Jessica Chastain in Zero Dark Thirty |
In Zero Dark Thirty,
director Kathryn Bigelow and screenwriter Mark Boal reteam to make another
war-on-terror themed movie. This worked for them with their excellent 2008
film, The Hurt Locker, which won the Academy Award for Best Picture. Their
collaboration seems to be working again with great reviews and a Best Picture
nomination.
The film is about the
incredibly long-lasting CIA operation to find Osama Bin Laden. It starts off
with a dark screen set to real audio of World Trade Center emergency phone
calls on 9/11. Then it cuts to a scene featuring the inhumane treatment of a
terrorist suspect, which jarringly tests a viewer’s dilemma between vengeance
and empathy.
We are then introduced to a
strong female lead named Maya, played by Jessica Chastain who has been
nominated for Best Actress for this role as a CIA operative. She approves of
these tactics to gather intelligence, if it will help find leads to the
whereabouts of Bin Laden.
Chastain plays Maya as an
obsessed and intelligent character who is very good at focusing on her
objective in spite of the emotional tension attached to her occupation. This
character is the product of conjecture, as we can’t really know the identities
of those who worked this operation or their personal stories. What she does
very well here, as an actress, is walk the line between being an audience
surrogate of curiosity and boiling emotion while appearing realistically
commanding in a job for which most of us will never know the stress.
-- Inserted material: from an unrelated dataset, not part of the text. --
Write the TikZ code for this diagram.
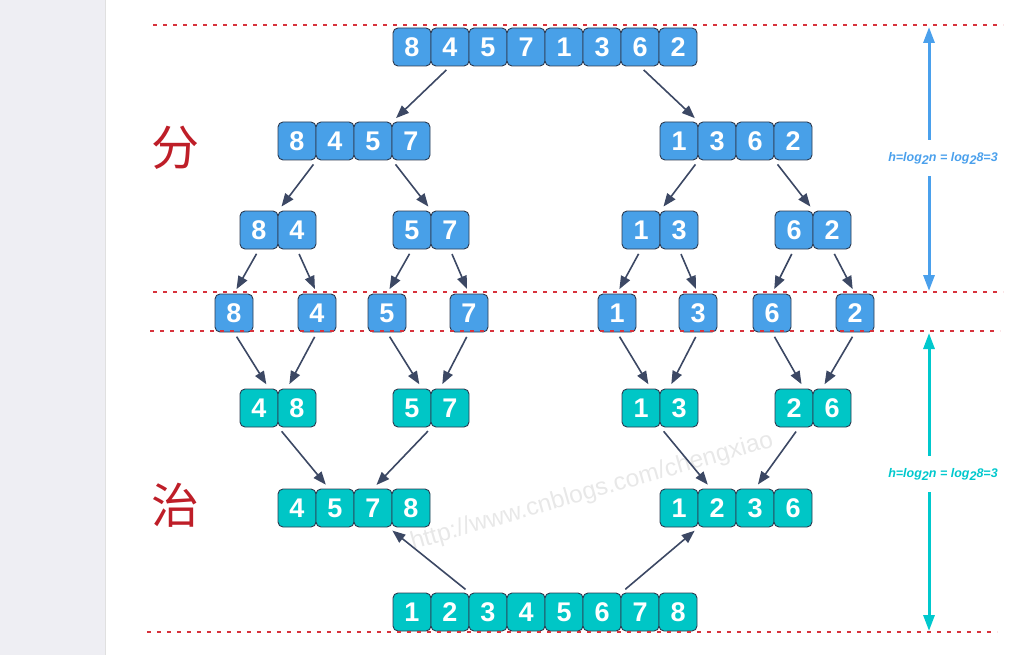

It is fair
to say that Chastain is now well established as an ideal leading lady for big
movies to come.
For the most part, this film
is a procedural investigation story with occasional moments of violent
intensity. Bigelow has always been talented at portraying danger and generating
dread. She directed one of my favorite dystopian science fiction movies ever,
the very underrated Strange Days, which was one of the first hard R-rated
movies I managed to see in the theater as a kid. It had me on the edge of my
seat from beginning to end. I’m really glad that she has been successful in
taking this kind of mood to more serious projects.
While this film is primarily
a suspense drama, I think the most amazing thing Bigelow gets away with, is
during the final twenty minutes when she shifts gears taking it into full-on
action. This is where the team of Navy SEALs raid the dark and gigantic
compound, where Bin Laden is hiding, in a minute by minute relentless sequence.
Alexandre Desplat’s score takes charge of the movie at this point. The haunting
mood the music creates feels like we’ve ventured into another film but it works.
We know how this movie will
end but it is very good at keeping us in a state of suspense with Maya, the
SEALs and the officials involved in this operation, which according to the
movie, may have not been backed up with enough intelligence for everyone to be
certain of its success. There is so much damage done during the final event, I
kept thinking to myself, “Bin Laden had better be there.” –despite my knowledge
of recent history.
In the end, this film is more
thought provoking than meaningful. It depicts torture, expensive bargaining and
shady operations that America’s high intelligence probably implemented to
finding the world’s most wanted man. The movie doesn’t directly ask the
question: does the end justify the means? Like The Hurt Locker it is an
objective presentation of people working in a world of constant danger and
leaves it to audience interpretation to deal with the moral questions.
This is a very good movie,
worthy of the Best Picture nomination, but I have a hunch it won’t win. Films
of escapism are more likely to be awarded. They are a comfortable thing to turn
to, when we as a people, like Maya in this movie, aren’t sure how to move on.